SPOX: Maccabis Euroleague-Topscorer und Rice' Backcourt-Partner heißt Ricky Hickman. Ein US-Guard, der noch vor fünf Jahren in der zweiten Mannschaft von BG Göttingen in der zweiten Regionalliga unter Vertrag stand und über Gießen, Finnland und Italien seit 2012 in Tel Aviv spielt. Wie ist so eine Karriere möglich?

Bauermann: Es gibt im europäischen Basketball immer wieder Spieler, die sich durch die spezielle Qualität auszeichnen, sich immer weiter verbessern zu können. Diese Stärke ist bei Ricky besonders ausgeprägt. Er hat mittlerweile alles, was ein moderner Aufbauspieler braucht: Er kann sowohl passen als auch punkten, er ist dadurch sehr variabel, weswegen er extrem schwer zu verteidigen ist. Und er bringt die nötige Größe und Athletik mit. Solche lange unentdeckten Spieler zu finden, gehört zu den größten Herausforderungen für einen Trainer und Manager. Marko und ich hatten uns über ihn vor drei Jahren unterhalten. Nur damals entschied sich Ricky leider dazu, in Italien zu bleiben.

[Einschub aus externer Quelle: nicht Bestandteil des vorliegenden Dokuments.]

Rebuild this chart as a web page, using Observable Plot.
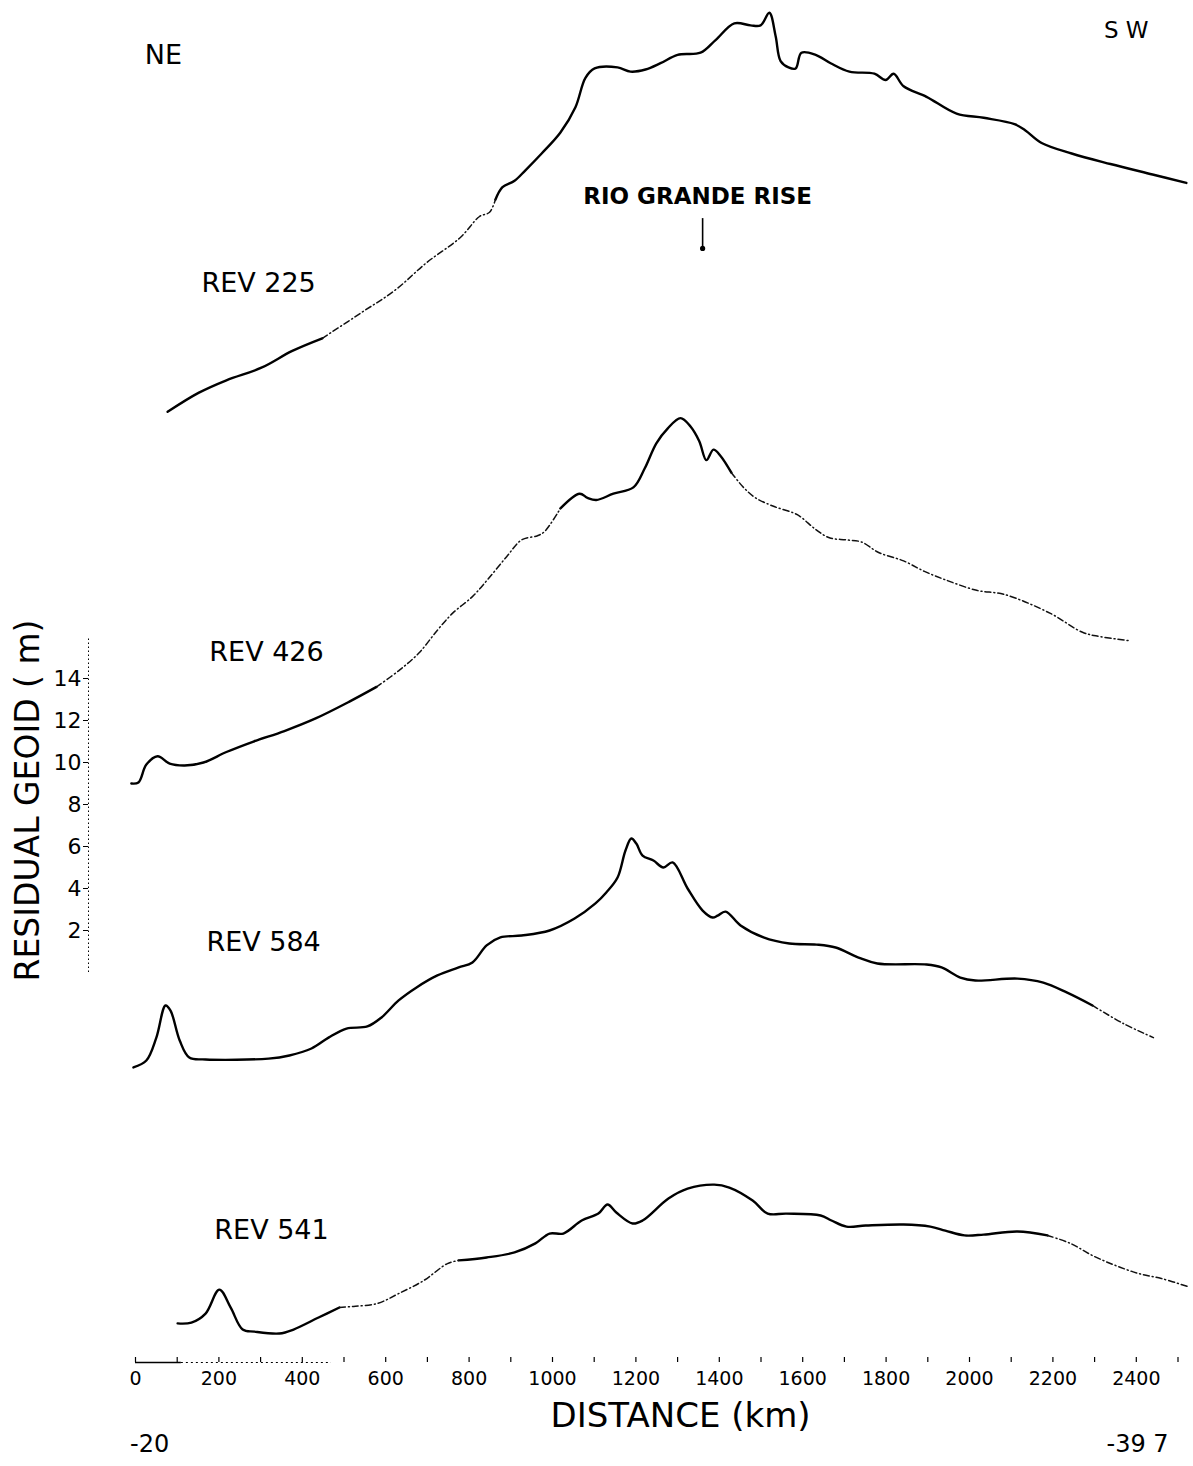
<!DOCTYPE html>
<html><head><meta charset="utf-8">
<script src="https://cdn.jsdelivr.net/npm/d3@7"></script>
<script src="https://cdn.jsdelivr.net/npm/@observablehq/plot@0.6"></script>
<style>
html,body{margin:0;padding:0;background:#fff;}
#chart{width:1193px;height:1466px;}
</style></head><body><div id="chart"></div>
<script>
// ---- profile data: distance (km) and displayed residual geoid (m, stacked frame) ----
const rev225Km = [77,151,218,302,376,448,540,623,698,779,825,849,863,880,909,935,974,1019,1055,1079,1101,1156,1187,1223,1259,1300,1355,1391,1436,1475,1499,1520,1535,1547,1566,1583,1597,1631,1667,1712,1772,1799,1818,1842,1897,1969,2034,2108,2134,2173,2245,2338,2439,2520];
const rev225M  = [26.7,27.6,28.2,28.8,29.6,30.2,31.4,32.5,33.8,35.0,36.0,36.2,36.8,37.4,37.7,38.2,39.0,40.0,41.2,42.6,43.05,43.1,42.9,43.0,43.3,43.7,43.8,44.4,45.2,45.1,45.1,45.7,44.6,43.4,43.1,43.05,43.8,43.7,43.3,42.9,42.8,42.5,42.8,42.2,41.7,40.9,40.7,40.4,40.1,39.5,39.0,38.5,38.0,37.6];

const rev426Km = [-10,7,26,53,82,118,163,218,283,357,432,513,578,633,679,724,760,808,844,890,926,964,981,1019,1065,1084,1105,1146,1194,1221,1249,1276,1307,1331,1352,1369,1386,1403,1429,1458,1487,1530,1587,1631,1664,1705,1741,1782,1842,1892,1942,2017,2084,2194,2271,2312,2384];
const rev426M  = [9.0,9.05,9.9,10.3,9.95,9.86,10.0,10.5,11.0,11.5,12.1,12.9,13.6,14.4,15.2,16.3,17.1,17.9,18.7,19.8,20.6,20.8,21.0,22.1,22.8,22.6,22.5,22.8,23.1,24.0,25.2,25.9,26.4,26.0,25.3,24.4,24.9,24.6,23.8,23.1,22.6,22.2,21.8,21.1,20.7,20.6,20.5,20.0,19.6,19.1,18.7,18.2,18.0,17.1,16.2,16.0,15.8];

const rev584Km = [-5,26,50,72,84,106,129,168,319,369,422,463,506,556,590,631,674,724,775,808,842,875,926,993,1053,1103,1129,1156,1175,1189,1201,1216,1242,1266,1288,1324,1360,1384,1396,1415,1451,1506,1568,1633,1679,1734,1779,1897,1933,1978,2014,2115,2177,2233,2295,2369,2441];
const rev584M  = [-4.52,-4.19,-3.10,-1.57,-1.81,-3.24,-4.05,-4.14,-4.10,-3.95,-3.62,-3.10,-2.67,-2.57,-2.14,-1.33,-0.71,-0.14,0.24,0.48,1.29,1.67,1.76,2.00,2.57,3.29,3.81,4.52,5.81,6.38,6.14,5.57,5.33,5.00,5.24,4.00,2.95,2.62,2.71,2.90,2.24,1.67,1.38,1.33,1.19,0.71,0.43,0.38,0.24,-0.24,-0.38,-0.29,-0.48,-0.95,-1.57,-2.43,-3.10];

const rev541Km = [101,134,168,201,228,257,285,345,379,439,489,523,580,631,691,748,775,842,909,959,993,1026,1070,1110,1132,1153,1192,1216,1278,1324,1388,1424,1480,1516,1561,1643,1669,1705,1751,1842,1906,1942,1988,2034,2115,2187,2242,2295,2350,2405,2460,2523];
const rev541M  = [-16.71,-16.67,-16.24,-15.10,-15.95,-17.00,-17.10,-17.19,-17.00,-16.43,-15.95,-15.90,-15.76,-15.29,-14.67,-13.86,-13.71,-13.57,-13.33,-12.90,-12.43,-12.43,-11.81,-11.48,-11.05,-11.43,-11.95,-11.81,-10.76,-10.29,-10.10,-10.24,-10.86,-11.48,-11.48,-11.57,-11.81,-12.10,-12.05,-12.00,-12.10,-12.29,-12.52,-12.48,-12.33,-12.52,-12.90,-13.48,-13.95,-14.33,-14.57,-14.95];

// faintly printed (broken) stretches of each trace, km ranges
const rev225Faint = [[420, 860]];
const rev426Faint = [[560, 1000], [1420, 2400]];
const rev584Faint = [[2290, 2450]];
const rev541Faint = [[500, 770], [2190, 2530]];

// profile labels
const revLabels = ["REV 225", "REV 426", "REV 584", "REV 541"];
const revLabelKm = [158, 177, 170, 189];
const revLabelM  = [32.81, 15.24, 1.43, -12.29];

// axis ticks
const xTickLabels = [0,200,400,600,800,1000,1200,1400,1600,1800,2000,2200,2400];
const xTickMarks = d3.range(0, 2501, 100);
const yTickLabels = [2,4,6,8,10,12,14];
const yBar = [0, 16];

// other annotations
const notes = [
  {t: "NE", km: 67, m: 43.67, size: 27},
  {t: "S W", km: 2376, m: 44.86, size: 23},
  {t: "-20", km: 34, m: -22.48, size: 24},
  {t: "-39 7", km: 2403, m: -22.48, size: 24}
];
const riseLabel = {t: "RIO GRANDE RISE", km: 1348, m: 36.95};
const riseArrow = {km: 1360, top: 35.9, tip: 34.48};

// ---- layout ----
const W = 1193, H = 1466, ML = 88, MB = 104;
const pxPerKm = 0.417, x0px = 135;      // x pixel of 0 km
const pxPerM = 21, mTop = 46.286;       // value at top edge
const xDomain = [(ML - x0px) / pxPerKm, (W - x0px) / pxPerKm];
const yDomain = [mTop - (H - MB) / pxPerM, mTop];

function rows(name, kms, ms, faint) {
  const out = [];
  const isF = i => { const mid = (kms[i] + kms[i + 1]) / 2; return faint.some(([a, b]) => mid >= a && mid <= b); };
  let i = 0, seg = 0;
  while (i < kms.length - 1) {
    const f = isF(i); let j = i;
    while (j < kms.length - 1 && isF(j) === f) j++;
    for (let k = i; k <= j; k++) out.push({km: kms[k], m: ms[k], seg: name + "-" + seg, faint: f});
    seg++; i = j;
  }
  return out;
}
const all = [
  ...rows("225", rev225Km, rev225M, rev225Faint),
  ...rows("426", rev426Km, rev426M, rev426Faint),
  ...rows("584", rev584Km, rev584M, rev584Faint),
  ...rows("541", rev541Km, rev541M, rev541Faint)
];
const solid = all.filter(d => !d.faint);
const faint = all.filter(d => d.faint);

const plot = Plot.plot({
  width: W, height: H,
  marginLeft: ML, marginRight: 0, marginTop: 0, marginBottom: MB,
  x: {domain: xDomain, axis: null},
  y: {domain: yDomain, axis: null},
  style: {fontFamily: "'DejaVu Sans', sans-serif", background: "#fff", color: "#000"},
  marks: [
    // y scale bar
    Plot.ruleX([xDomain[0]], {y1: yBar[0], y2: yBar[1], stroke: "#000", strokeWidth: 1, strokeDasharray: "1.5,2.5"}),
    Plot.axisY({anchor: "left", ticks: yTickLabels, tickSize: 5, tickPadding: 2, fontSize: 22, label: null, tickFormat: d3.format("d")}),
    // x axis
    Plot.ruleY([yDomain[0]], {x1: 0, x2: 110, stroke: "#000", strokeWidth: 1.5}),
    Plot.ruleY([yDomain[0]], {x1: 110, x2: 470, stroke: "#000", strokeWidth: 1, strokeDasharray: "2,3"}),
    Plot.axisX({anchor: "bottom", ticks: xTickMarks, tickSize: 5, dy: -5, tickFormat: () => "", label: null, strokeWidth: 1.2}),
    Plot.axisX({anchor: "bottom", ticks: xTickLabels, tickSize: 0, tickPadding: 9, fontSize: 19, label: null, tickFormat: d3.format("d")}),
    Plot.text(["DISTANCE (km)"], {x: 1307, y: -21.12, fontSize: 34, text: d => d}),
    Plot.text(["RESIDUAL GEOID ( m)"], {x: -257, y: 8.19, fontSize: 33, rotate: -90, text: d => d}),
    // traces
    Plot.line(solid, {x: "km", y: "m", z: "seg", curve: "catmull-rom", stroke: "#000", strokeWidth: 2.4}),
    Plot.line(faint, {x: "km", y: "m", z: "seg", curve: "catmull-rom", stroke: "#111", strokeWidth: 1.5, strokeDasharray: "6,3,1,3"}),
    // labels
    Plot.text(revLabels, {x: (d, i) => revLabelKm[i], y: (d, i) => revLabelM[i], text: d => d, textAnchor: "start", fontSize: 27}),
    Plot.text(notes, {x: "km", y: "m", text: "t", fontSize: "size"}),
    Plot.text([riseLabel], {x: "km", y: "m", text: "t", fontSize: 23, fontWeight: "bold"}),
    Plot.ruleX([riseArrow], {x: "km", y1: "top", y2: "tip", stroke: "#000", strokeWidth: 1.6}),
    Plot.dot([riseArrow], {x: "km", y: "tip", r: 2.6, fill: "#000", stroke: null})
  ]
});
document.getElementById("chart").appendChild(plot);
</script>
</body></html>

SPOX: Wie ist es dennoch zu erklären, dass eine Mannschaft wie Maccabi die Champions League des Basketballs gewinnt? Während das Budget der anderen drei Final-Four-Teilnehmer bei jeweils mindestens 35 Millionen Euro liegen dürfte, verfügt Tel Aviv über geschätzt 15 bis 18 Millionen Euro. Da sind selbst die Bayern mit Ihren 10 bis 12 Millionen Euro nicht allzu weit entfernt.

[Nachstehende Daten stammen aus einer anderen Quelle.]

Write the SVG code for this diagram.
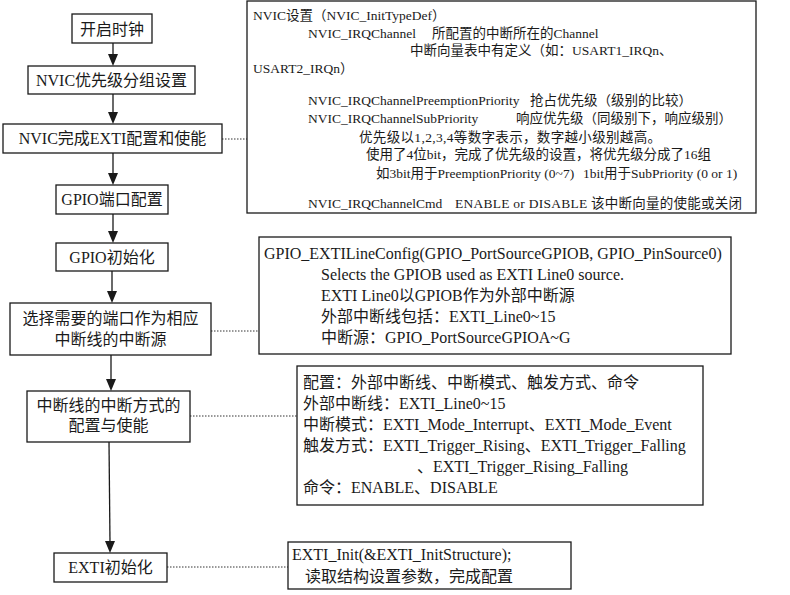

Bauermann: Einerseits hängt es viel mit der Austragungs-Systematik des Final Fours zusammen. Innerhalb von drei Tagen bestimmen zwei einzelne Spiele, wie weit man kommt. Ohne eine Chance der Rehabilitation. So kann es vorkommen, dass man an einem guten Tag selbst Real Madrid besiegt. Ob Maccabi über eine Serie von sieben Spielen das geschafft hätte, wage ich zu bezweifeln. Deswegen würde die NBA nie auf die Idee kommen, die Finals nur in einem Spiel entscheiden zu lassen. Andererseits ist Maccabis Erfolg zugleich ein Triumph des modernen Basketballs.

SPOX: Wie meinen Sie das?

Bauermann: Der Euroleague-Sieg kommt aus meiner Sicht nicht von ungefähr. Maccabi zeigt modernen Basketball: Variabel defensiv, schnell im Übergangsspiel und eine "Vier außen, einen innen"-Grundidee mit mehrdimensionalen Guards wie Tyrese Rice, Ricky Hickman und Yogev Ohayon, die werfen und passen können. Dazu auf der Small-Forward- und Power-Forward-Position mit Devin Smith, David Blu, Joe Ingles und Guy Pnini Spielertypen, die eher klein sind und fast ausschließlich außen agieren. Und als Center verfügt Tel Aviv über die nötigen zwei Grundtypen: Sofo Schortsianitis gibt ihnen eine physische Post-Up-Option, über die sie das Spiel nach innen verlagern können. Und dazu mit Alex Tyus einen athletischen Fünfer, der aus dem Pick'N'Roll Lücken reißt. Maccabi hat mit dieser Athletik Real Probleme bereitet. Ähnlich ist es ja auch ZSKA ergangen, die wie zuletzt häufig mit Victor Khryapa und Andrey Vorontsevich anfingen, also sehr groß aufstellten. Ich bin sicher, dass es mehr und mehr in Richtung des schnellen, athletischen und offenen Spiels von Maccabi und Real gehen wird.